May 7, 2014
TORONTO– Drew MacIntyre gets paid to block pucks—and he has no issue with his teammates wanting to do the same.
Shot blocking is a big part of hockey and despite it being the goaltender’s number-one job, MacIntyre believes without the players in front of him joining in a lot more pucks would find their way past him into the net. For the 31-year-old, it’s all about the odds.
“I’ll never complain,” said MacIntyre. “For every ten blocked shots, one might go in and if (the player) was out of the way I might have stopped it. But you play the percentages.
“(The) majority of the blocked shots you didn’t see them so you hope they block them.”
MacIntyre also believes that just like a fight or a big hit, blocking shots can pick up his team mentally.
“It’s inspiring to me and inspiring to everybody. I know it picks everybody up,” said MacIntyre. “It’s admirable to see guys who throw their bodies in front of (the puck).”
This season the Marlies prided themselves on being a “blue-collar team” and putting bodies in front of pucks was a regular routine to live by if you wanted to stay in the lineup.
Forward Kenny Ryan, who battled with healthy scratches early in the year, managed to get himself into the everyday lineup midway through the year because of his work on the penalty kill, which included tossing his body in front of everything possible. His efforts were most noticeable in the first-round series sweep of the Milwaukee Admirals.
“Kenny Ryan blocking shots like he was, guys just doing everything, it was awesome,” said MacIntyre. “I’ve been lucky in my career to have guys like that.”
The Marlies penalty kill this season was 11th in the AHL at 83.2 per cent. In their series against the Admirals they increased their efficiency to 93.3 per cent, allowing just one goal on 15 Milwaukee power-play opportunites.
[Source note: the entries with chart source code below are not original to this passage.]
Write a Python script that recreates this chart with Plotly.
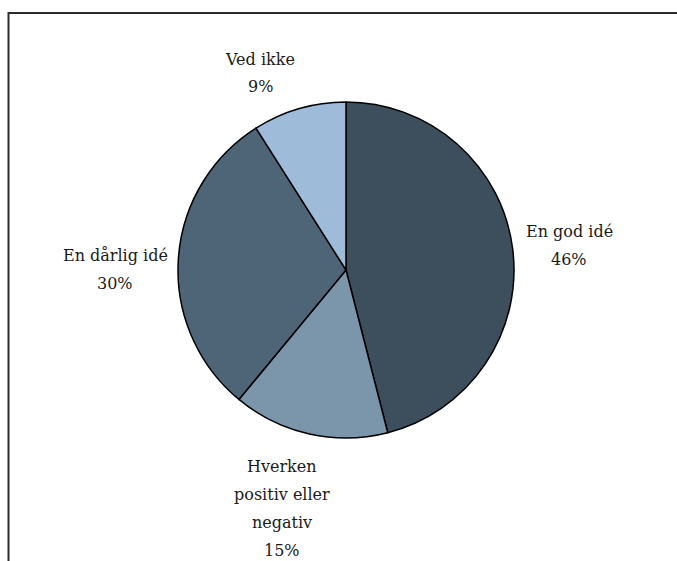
import plotly.graph_objects as go

# Survey answers, clockwise from 12 o'clock
categories = ["En god idé", "Hverken positiv eller negativ", "En dårlig idé", "Ved ikke"]
shares = [46, 15, 30, 9]
label_lines = [["En god idé"], ["Hverken", "positiv eller", "negativ"], ["En dårlig idé"], ["Ved ikke"]]
slice_colors = ["#3d4e5d", "#7b95ab", "#4e6577", "#9ebbd9"]

W, H = 677, 561
FONT = "DejaVu Serif"

fig = go.Figure(go.Pie(
    labels=categories,
    values=shares,
    sort=False,
    direction="clockwise",
    rotation=0,
    textinfo="none",
    hoverinfo="label+percent",
    marker=dict(colors=slice_colors, line=dict(color="#000000", width=1.5)),
    domain=dict(x=[178 / W, 514 / W], y=[(H - 438) / H, (H - 102) / H]),
    showlegend=False,
))

# Label anchor (centre x, first-line y) in pixels for each slice
label_anchor = [(569, 231), (282, 466), (115, 255), (260, 59)]
LINE_H = 28

annotations = []
for lines, share, (cx, cy) in zip(label_lines, shares, label_anchor):
    for i, txt in enumerate(lines + [f"{share}%"]):
        annotations.append(dict(
            x=cx / W, y=1 - (cy + i * LINE_H) / H, xref="paper", yref="paper",
            text=txt, showarrow=False, xanchor="center", yanchor="middle",
            font=dict(family=FONT, size=16, color="#1a1a1a"),
        ))

fig.update_layout(
    width=W, height=H,
    margin=dict(l=0, r=0, t=0, b=0),
    paper_bgcolor="white",
    plot_bgcolor="white",
    font=dict(family=FONT),
    annotations=annotations,
    shapes=[
        dict(type="line", xref="paper", yref="paper", x0=8.5 / W, x1=1.0,
             y0=1 - 13 / H, y1=1 - 13 / H, line=dict(color="#2b2b2b", width=2)),
        dict(type="line", xref="paper", yref="paper", x0=8.5 / W, x1=8.5 / W,
             y0=0, y1=1 - 12 / H, line=dict(color="#2b2b2b", width=2)),
    ],
)

fig.write_html("out.html")
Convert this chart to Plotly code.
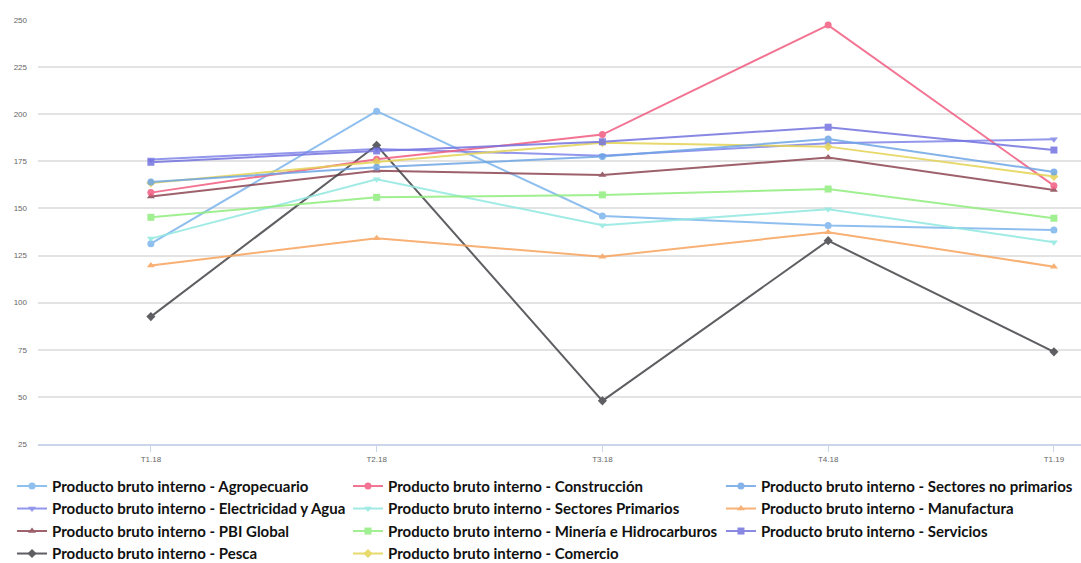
import plotly.graph_objects as go

# Quarterly labels
periods = ["T1.18", "T2.18", "T3.18", "T4.18", "T1.19"]

# Product index per sector
agropecuario = [131.3, 201.6, 146.0, 140.9, 138.6]
construccion = [158.4, 176.1, 189.2, 247.3, 162.1]
sectores_no_primarios = [164.0, 171.9, 177.5, 186.9, 169.4]
electricidad_agua = [176.0, 181.6, 178.0, 184.6, 186.7]
sectores_primarios = [134.0, 165.5, 141.1, 149.6, 132.0]
manufactura = [119.7, 134.2, 124.4, 137.4, 119.1]
pbi_global = [156.3, 170.0, 167.8, 177.0, 159.8]
mineria = [145.3, 155.9, 157.2, 160.3, 144.8]
servicios = [174.5, 180.5, 185.4, 193.1, 181.0]
pesca = [92.6, 183.5, 47.9, 132.9, 73.9]
comercio = [163.5, 174.7, 184.9, 182.8, 167.0]

y_ticks = [25, 50, 75, 100, 125, 150, 175, 200, 225, 250]

prefix = "Producto bruto interno - "
series = [
    # name, values, colour, symbol, legend column
    ("Agropecuario", agropecuario, "#7cb5ec", "circle", "legend"),
    ("Electricidad y Agua", electricidad_agua, "#8085e9", "triangle-down", "legend"),
    ("PBI Global", pbi_global, "#8d4653", "triangle-up", "legend"),
    ("Pesca", pesca, "#434348", "diamond", "legend"),
    ("Construcción", construccion, "#f15c80", "circle", "legend2"),
    ("Sectores Primarios", sectores_primarios, "#91e8e1", "triangle-down", "legend2"),
    ("Minería e Hidrocarburos", mineria, "#90ed7d", "square", "legend2"),
    ("Comercio", comercio, "#e4d354", "diamond", "legend2"),
    ("Sectores no primarios", sectores_no_primarios, "#6ea6e6", "circle", "legend3"),
    ("Manufactura", manufactura, "#f7a35c", "triangle-up", "legend3"),
    ("Servicios", servicios, "#7474e0", "square", "legend3"),
]

fig = go.Figure()
x_idx = list(range(len(periods)))
for name, vals, color, symbol, leg in series:
    fig.add_trace(go.Scatter(
        x=x_idx, y=vals, mode="lines+markers",
        name="<b>" + prefix + name + "</b>",
        line=dict(color=color, width=2),
        marker=dict(color=color, symbol=symbol, size=7),
        opacity=0.85,
        legend=leg, legendgroup=name,
    ))

legend_common = dict(
    orientation="v", yanchor="top", xanchor="left", y=-0.0608,
    font=dict(family="Lato", size=15, color="#111111"),
    tracegroupgap=0, bgcolor="rgba(0,0,0,0)", itemwidth=30,
)

fig.update_layout(
    width=1081, height=563,
    margin=dict(l=38, r=0, t=20, b=119, autoexpand=False),
    plot_bgcolor="white", paper_bgcolor="white",
    showlegend=True,
    legend=dict(x=-0.0249, **legend_common),
    legend2=dict(x=0.2972, **legend_common),
    legend3=dict(x=0.6548, **legend_common),
    xaxis=dict(
        tickmode="array", tickvals=x_idx, ticktext=periods,
        range=[-0.5, 4.12], showgrid=False, zeroline=False,
        showline=True, linecolor="#ccd6eb", linewidth=2,
        ticks="outside", ticklen=6, tickcolor="#ccd6eb",
        tickfont=dict(family="Liberation Sans", size=8, color="#666666"),
        automargin=False,
    ),
    yaxis=dict(
        range=[25, 250], tickvals=y_ticks,
        showgrid=True, gridcolor="#e3e3e3", gridwidth=2,
        zeroline=False, showline=False,
        tickfont=dict(family="Liberation Sans", size=8, color="#666666"),
        ticklabelstandoff=10, automargin=False,
    ),
)

fig.write_html("out.html")
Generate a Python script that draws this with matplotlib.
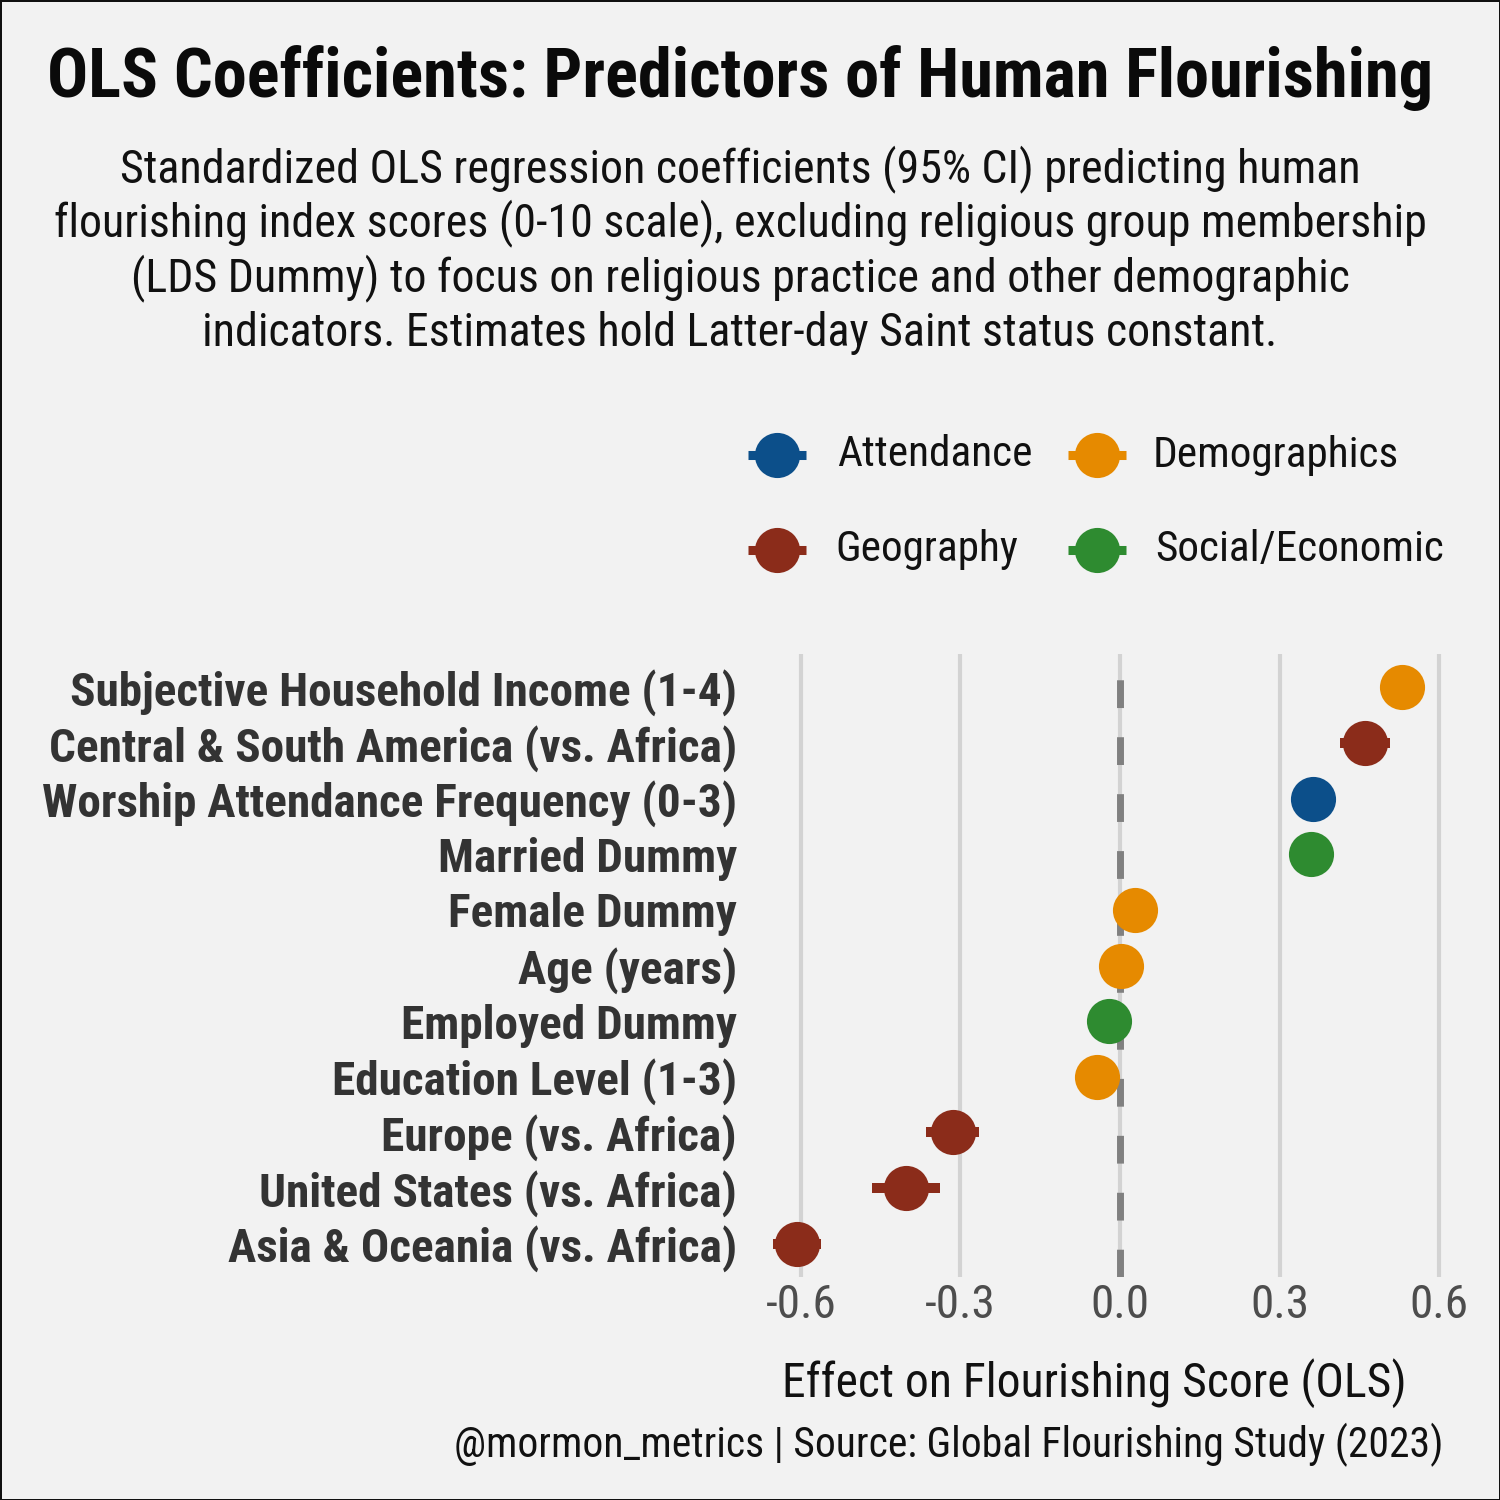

“If we didn’t block shots the way we do on the penalty kill I’m pretty sure it wouldn’t be as good,” said MacIntyre “Our guys do anything to block a shot so it’s huge, they’re the biggest reason why our penalty kill’s good.
“For them to block shots, it’s so huge because there’s so much traffic.”
Along with the penalty kill, Toronto’s five-man unit played a large role in the club’s success against the Admirals because of how many quality scoring chances they limited on MacIntyre. While the Charlottetown native faced an average of 29.3 shots against per game, very few of those were considered difficult by his standards.
“I don’t think we allowed one 2-on-1 all game,” MacIntyre highlighted after Game 3.
MacIntyre finished the first round with a 1.33 goals-against average and .955 save percentage. In the regular season he set a new franchise record for wins by going 29-15-3 with a 2.53 goals-against average and .917 save percentage.